First, Hakea contended that Neon may not rely on an exclusion in the policy, which provided that Neon was not liable for losses arising from a director or officer ‘gaining any personal profit or advantage or receiving any remuneration to which he or she was not or is not legally entitled‘.
The evidence in relation to the exclusion was not in dispute; Mr McGrath did not disclose the financial troubles of Denham as it would jeopardise the project and ultimately him. Notwithstanding this, Hakea argued that an ‘advantage’ must be a legal entitlement, such as a contractual right. Mr McGrath did not receive such an advantage for the two reasons outlined below.
- Denham was entitled to continuation of the contract under the terms of the contract until Hakea exercised its rights to terminate.
- Continuation of the contract was not an advantage to Mr McGrath as he was not a party to the contract.
In response, Neon argued that ‘any personal…advantage’ was broad and did not require the relevant advantage to be property or money. Rather, it may include a thing or situation.
Justice Jackman considered that the phrasing applied to any matter which makes the director or officer better off or improves their circumstances. Commercial opportunity is captured in the meaning of the phrase. Justice Jackman noted the evidence that Mr McGrath used the funds of Denham for his personal benefit. The Court found that the words of the exclusion did not require consideration of the continuation of the contract or the terms of the contract concerning termination. It is not directed to legal entitlements held by other parties.
Hakea further argued that the exclusion required a finding of fact that Mr McGrath gained an advantage ‘to which he or she was not or is not legally entitled‘. Hakea argued that no such finding had been made. Neon submitted that this had been established by relying on section 182 of the Corporations Act, which relates to directors using a position to gain an unfair advantage or benefit. A finding was made by Justice Yates at first instance that Mr McGrath breached this provision.
Justice Jackman considered that there were various ways that it may be established that the advantage was one which Mr McGrath was not legally entitled, for the purposes of the exclusion. Justice Jackman accepted Neon’s argument and found that the breach of section 182 was sufficient for the purposes of establishing that the advantage was unlawful. Justice Jackman set out the means by which such an advantage may be recovered from Mr McGrath. Mr McGrath had the purpose of obtaining an improper advantage and clearly received such an advantage. The advantage received was the very purpose of the conduct, not some incidental benefit.
Justice Jackman considered whether it can be said that Mr McGrath used his position of director to gain the advantage, for the purposes of section 182. Hakea contended that this was not established as the words ‘use’ in section 182(1) require there to be a positive act. Justice Jackman noted that there was no reason to decide whether this involved acts and omissions, as Justice Yates had found that Mr McGrath’s conduct involved both positive acts and omissions.

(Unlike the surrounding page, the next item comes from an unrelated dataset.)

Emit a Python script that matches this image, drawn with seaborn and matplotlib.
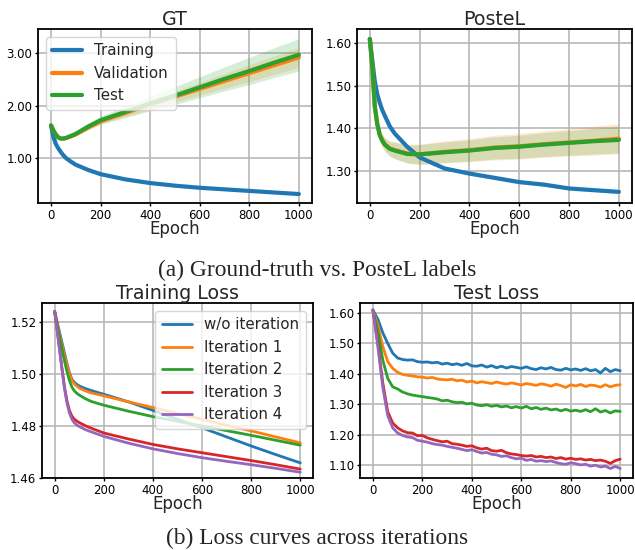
import numpy as np
import pandas as pd
import seaborn as sns
import matplotlib.pyplot as plt
from matplotlib.ticker import MultipleLocator, FormatStrFormatter

# ---- (a) GT vs PosteL: mean curves and std bands ----
ep_top = [0, 10, 20, 30, 40, 50, 60, 80, 100, 150, 200, 300, 400, 500, 600, 700, 800, 900, 1000]

gt_train = [1.62, 1.40, 1.26, 1.18, 1.11, 1.05, 1.00, 0.93, 0.87, 0.77, 0.69, 0.59, 0.52, 0.47, 0.43, 0.40, 0.37, 0.34, 0.31]
gt_val = [1.62, 1.52, 1.44, 1.39, 1.37, 1.37, 1.38, 1.41, 1.45, 1.58, 1.70, 1.86, 2.02, 2.17, 2.32, 2.47, 2.62, 2.77, 2.92]
gt_test = [1.62, 1.52, 1.44, 1.39, 1.37, 1.37, 1.38, 1.42, 1.46, 1.60, 1.72, 1.88, 2.04, 2.19, 2.35, 2.51, 2.66, 2.82, 2.97]
gt_train_sd = [0.0, 0.005, 0.006, 0.006, 0.006, 0.006, 0.006, 0.006, 0.006, 0.006, 0.006, 0.006, 0.006, 0.006, 0.006, 0.006, 0.006, 0.006, 0.006]
gt_val_sd = [0.0, 0.005, 0.008, 0.01, 0.012, 0.014, 0.016, 0.02, 0.025, 0.035, 0.05, 0.07, 0.09, 0.105, 0.12, 0.14, 0.16, 0.175, 0.19]
gt_test_sd = [0.0, 0.006, 0.01, 0.013, 0.016, 0.02, 0.024, 0.03, 0.04, 0.06, 0.08, 0.11, 0.14, 0.17, 0.2, 0.23, 0.26, 0.285, 0.31]

pl_train = [1.61, 1.56, 1.51, 1.48, 1.46, 1.443, 1.43, 1.405, 1.388, 1.357, 1.332, 1.306, 1.294, 1.284, 1.274, 1.268, 1.259, 1.255, 1.251]
pl_val = [1.61, 1.545, 1.452, 1.41, 1.385, 1.372, 1.363, 1.353, 1.349, 1.341, 1.339, 1.345, 1.349, 1.355, 1.358, 1.363, 1.367, 1.371, 1.376]
pl_test = [1.61, 1.545, 1.451, 1.41, 1.384, 1.371, 1.362, 1.352, 1.348, 1.340, 1.339, 1.344, 1.348, 1.354, 1.357, 1.362, 1.366, 1.370, 1.373]
pl_train_sd = [0.0, 0.004, 0.004, 0.004, 0.004, 0.004, 0.004, 0.004, 0.004, 0.004, 0.004, 0.004, 0.004, 0.004, 0.004, 0.004, 0.004, 0.004, 0.004]
pl_val_sd = [0.0, 0.006, 0.01, 0.012, 0.014, 0.015, 0.016, 0.018, 0.02, 0.022, 0.024, 0.026, 0.027, 0.029, 0.03, 0.031, 0.032, 0.034, 0.035]
pl_test_sd = [0.0, 0.005, 0.009, 0.011, 0.013, 0.014, 0.015, 0.017, 0.019, 0.021, 0.023, 0.024, 0.025, 0.026, 0.027, 0.028, 0.029, 0.03, 0.031]

# ---- (b) training loss across iterations ----
ep_tr = [0, 10, 20, 30, 40, 50, 60, 70, 80, 90, 100, 125, 150, 200, 300, 400, 500, 600, 700, 800, 900, 1000]
tr_wo = [1.524, 1.520, 1.516, 1.512, 1.508, 1.504, 1.5005, 1.498, 1.4968, 1.496, 1.4954, 1.4944, 1.4936, 1.4922, 1.4893, 1.4860, 1.4826, 1.4793, 1.4758, 1.4723, 1.4690, 1.4658]
tr_it1 = [1.524, 1.5195, 1.515, 1.511, 1.507, 1.5035, 1.5, 1.4975, 1.4962, 1.4953, 1.4946, 1.4935, 1.4927, 1.4916, 1.4893, 1.4871, 1.4848, 1.4826, 1.4803, 1.4781, 1.4758, 1.4735]
tr_it2 = [1.524, 1.519, 1.514, 1.5095, 1.505, 1.501, 1.4975, 1.495, 1.4935, 1.4926, 1.4919, 1.4905, 1.4894, 1.4880, 1.4857, 1.4836, 1.4818, 1.4800, 1.4782, 1.4764, 1.4745, 1.4726]
tr_it3 = [1.524, 1.517, 1.5095, 1.502, 1.495, 1.4897, 1.486, 1.4838, 1.4826, 1.4819, 1.4813, 1.4801, 1.4791, 1.4773, 1.4750, 1.4729, 1.4712, 1.4697, 1.4682, 1.4667, 1.4651, 1.4634]
tr_it4 = [1.524, 1.5168, 1.5092, 1.5015, 1.4943, 1.4888, 1.485, 1.4826, 1.4812, 1.4804, 1.4798, 1.4786, 1.4777, 1.4760, 1.4734, 1.4712, 1.4694, 1.4678, 1.4664, 1.4651, 1.4637, 1.4622]

# ---- (b) test loss across iterations (every 20 epochs) ----
ep_te = list(range(0, 1001, 20))
te_wo = [1.610, 1.580, 1.535, 1.500, 1.468, 1.452, 1.447, 1.445, 1.446, 1.440, 1.438, 1.439, 1.436, 1.438, 1.432,
         1.435, 1.430, 1.433, 1.428, 1.434, 1.426, 1.425, 1.429, 1.422, 1.427, 1.420, 1.425, 1.419, 1.424, 1.421,
         1.418, 1.423, 1.417, 1.414, 1.420, 1.416, 1.421, 1.414, 1.412, 1.418, 1.413, 1.416, 1.411, 1.417, 1.410,
         1.414, 1.403, 1.418, 1.407, 1.414, 1.410]
te_it1 = [1.610, 1.560, 1.490, 1.440, 1.418, 1.405, 1.398, 1.395, 1.393, 1.390, 1.389, 1.386, 1.388, 1.383, 1.381,
          1.380, 1.382, 1.377, 1.379, 1.373, 1.376, 1.370, 1.374, 1.371, 1.368, 1.373, 1.369, 1.366, 1.370, 1.367,
          1.363, 1.368, 1.365, 1.362, 1.367, 1.364, 1.359, 1.366, 1.361, 1.355, 1.364, 1.360, 1.365, 1.358, 1.363,
          1.361, 1.356, 1.364, 1.357, 1.362, 1.364]
te_it2 = [1.610, 1.540, 1.445, 1.385, 1.357, 1.350, 1.340, 1.334, 1.330, 1.327, 1.325, 1.322, 1.320, 1.317, 1.311,
          1.313, 1.308, 1.305, 1.306, 1.301, 1.303, 1.297, 1.295, 1.298, 1.293, 1.296, 1.291, 1.294, 1.288, 1.292,
          1.287, 1.293, 1.285, 1.289, 1.283, 1.287, 1.281, 1.284, 1.278, 1.283, 1.277, 1.280, 1.276, 1.282, 1.275,
          1.285, 1.274, 1.279, 1.271, 1.278, 1.276]
te_it3 = [1.610, 1.500, 1.370, 1.275, 1.238, 1.222, 1.212, 1.206, 1.205, 1.196, 1.197, 1.189, 1.184, 1.180, 1.176,
          1.178, 1.170, 1.168, 1.165, 1.161, 1.163, 1.156, 1.152, 1.155, 1.147, 1.145, 1.148, 1.140, 1.136, 1.134,
          1.131, 1.129, 1.131, 1.126, 1.128, 1.124, 1.126, 1.121, 1.124, 1.119, 1.122, 1.118, 1.120, 1.116, 1.118,
          1.114, 1.116, 1.112, 1.105, 1.114, 1.119]
te_it4 = [1.610, 1.490, 1.355, 1.262, 1.222, 1.205, 1.197, 1.192, 1.190, 1.181, 1.178, 1.175, 1.170, 1.167, 1.165,
          1.161, 1.158, 1.155, 1.151, 1.147, 1.150, 1.144, 1.139, 1.141, 1.135, 1.133, 1.128, 1.130, 1.124, 1.120,
          1.122, 1.115, 1.118, 1.112, 1.114, 1.111, 1.113, 1.108, 1.104, 1.102, 1.107, 1.104, 1.100, 1.102, 1.096,
          1.099, 1.093, 1.096, 1.088, 1.095, 1.088]

iter_labels = ["w/o iteration", "Iteration 1", "Iteration 2", "Iteration 3", "Iteration 4"]
colors = sns.color_palette("tab10")[:5]

sns.set_style("whitegrid", {"axes.edgecolor": "black", "grid.color": "#b8b8b8",
                            "xtick.bottom": True, "ytick.left": True})
plt.rcParams["font.family"] = ["DejaVu Sans"]

fig = plt.figure(figsize=(6.35, 5.5), dpi=100)
ax_gt = fig.add_axes([0.060, 0.631, 0.431, 0.316])
ax_pl = fig.add_axes([0.562, 0.631, 0.433, 0.316])
ax_tr = fig.add_axes([0.066, 0.131, 0.427, 0.318])
ax_te = fig.add_axes([0.567, 0.131, 0.430, 0.318])


def band_plot(ax, curves):
    for (mean, sd, label), c in zip(curves, colors):
        m = np.array(mean)
        s = np.array(sd)
        ax.fill_between(ep_top, m - s, m + s, color=c, alpha=0.18, linewidth=0)
        sns.lineplot(x=ep_top, y=mean, ax=ax, color=c, linewidth=3, label=label)


band_plot(ax_gt, [(gt_train, gt_train_sd, "Training"), (gt_val, gt_val_sd, "Validation"),
                  (gt_test, gt_test_sd, "Test")])
band_plot(ax_pl, [(pl_train, pl_train_sd, "Training"), (pl_val, pl_val_sd, "Validation"),
                  (pl_test, pl_test_sd, "Test")])
ax_pl.get_legend().remove()

for series, label, c in zip([tr_wo, tr_it1, tr_it2, tr_it3, tr_it4], iter_labels, colors):
    sns.lineplot(x=ep_tr, y=series, ax=ax_tr, color=c, linewidth=2, label=label)
for series, label, c in zip([te_wo, te_it1, te_it2, te_it3, te_it4], iter_labels, colors):
    sns.lineplot(x=ep_te, y=series, ax=ax_te, color=c, linewidth=2, label=label)
ax_te.get_legend().remove()

ax_gt.set_ylim(0.14, 3.46)
ax_gt.yaxis.set_major_locator(MultipleLocator(1.0))
ax_pl.set_ylim(1.225, 1.633)
ax_pl.yaxis.set_major_locator(MultipleLocator(0.1))
ax_tr.set_ylim(1.46, 1.5273)
ax_tr.yaxis.set_major_locator(MultipleLocator(0.02))
ax_te.set_ylim(1.057, 1.633)
ax_te.yaxis.set_major_locator(MultipleLocator(0.1))

titles = {ax_gt: "GT", ax_pl: "PosteL", ax_tr: "Training Loss", ax_te: "Test Loss"}
for ax, t in titles.items():
    ax.set_xlim(-52, 1052)
    ax.xaxis.set_major_locator(MultipleLocator(200))
    ax.yaxis.set_major_formatter(FormatStrFormatter("%.2f"))
    ax.set_title(t, fontsize=13.7, pad=3)
    ax.set_xlabel("Epoch", fontsize=12, labelpad=-1)
    ax.set_ylabel("")
    ax.tick_params(axis="both", labelsize=8.5, length=2.5, width=1, pad=1.5, colors="black")
    ax.grid(True, linewidth=1.2)
    for sp in ax.spines.values():
        sp.set_linewidth(1.3)
        sp.set_color("black")

ax_gt.legend(loc="upper left", fontsize=10.8, handlelength=2.0, borderpad=0.45,
             labelspacing=0.5, handletextpad=0.8, borderaxespad=0.5)
ax_tr.legend(loc="upper right", fontsize=10.8, handlelength=2.0, borderpad=0.45,
             labelspacing=0.5, handletextpad=0.8, borderaxespad=0.5)

fig.text(0.5, 1 - 270 / 550, "(a) Ground-truth vs. PosteL labels", ha="center", va="center",
         family="Liberation Serif", fontsize=16.8)
fig.text(0.5, 1 - 538 / 550, "(b) Loss curves across iterations", ha="center", va="center",
         family="Liberation Serif", fontsize=16.8)

fig.savefig("out.png", dpi=100)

Finally, Justice Jackman noted that even if a breach of section 182 was not established, the exclusion would apply due to a clear breach of section 180(1). Mr McGrath receiving the benefit of the continuation of the contract was the very advantage and object for which the wrongful act was committed. In that respect, this was also a director obtaining a personal advantage by breaching his duties as a director and gaining an unlawful advantage.
Justices Colvin and Button agreed with Justice Jackman, but noted that the appeal may be resolved by referring to the section 180 breach and that it was not necessary to consider section 182.
When is a claim ‘first made’?
The second issue in the appeal was whether a ‘Claim’ had been made within the ‘Period of Insurance’.
The policy required that a ‘Claim’ be ‘first made’ during the ‘Period of Insurance’. ‘Claim’ was defined as ‘a written notice received by a Director or Officer…’. Hakea had established the notification provision of the policy, which allowed a 30-day grace period for provision of the written notice to Neon.
Neon contended that the definition of ‘Claim’ was not satisfied as, while a written notice had been received by Mr McGrath in his email inbox, Mr McGrath did not comprehend or understand the meaning of the notice. The word ‘received’ in the definition required the insured (Mr McGrath) to have actual knowledge of the demand made.
Hakea’s position was that it was only necessary to show that the email was received into Mr McGrath’s email inbox. The written notice was a letter, which was sent by email. Mr McGrath gave evidence at the trial that he checked that inbox sporadically. No evidence was given that Mr McGrath did not receive the notice itself.
In the first instance, Justice Yates noted the evidence that Mr McGrath previously used the email inbox and found in favour of Hakea. Justice Yates found that the references to the policy being a ‘Claims made’ policy supported that nothing further than the actual coming into the possession of the written notice was required.
Colvin and Button JJ rejected Neon’s argument and adopted a common-sense approach. There was no requirement in the clause that Mr McGrath comprehend the written notice or understand its meaning. Justices Colvin and Button held that all that was required was that the communication be put into Mr McGrath’s possession – which had occurred. The Court considered that if Neon’s arguments were accepted it would be an uncommercial interpretation of the policy.
Takeaways
This case draws attention to the significance of the wording of the policy.
A broadly worded unfair advantage exclusion clause will mean that an insurer can deny cover in circumstances where the advantage received is a mere commercial opportunity. Further, insurers are unlikely to succeed in technical arguments concerning claim and notification clauses in circumstances where the intention of the policy is clear.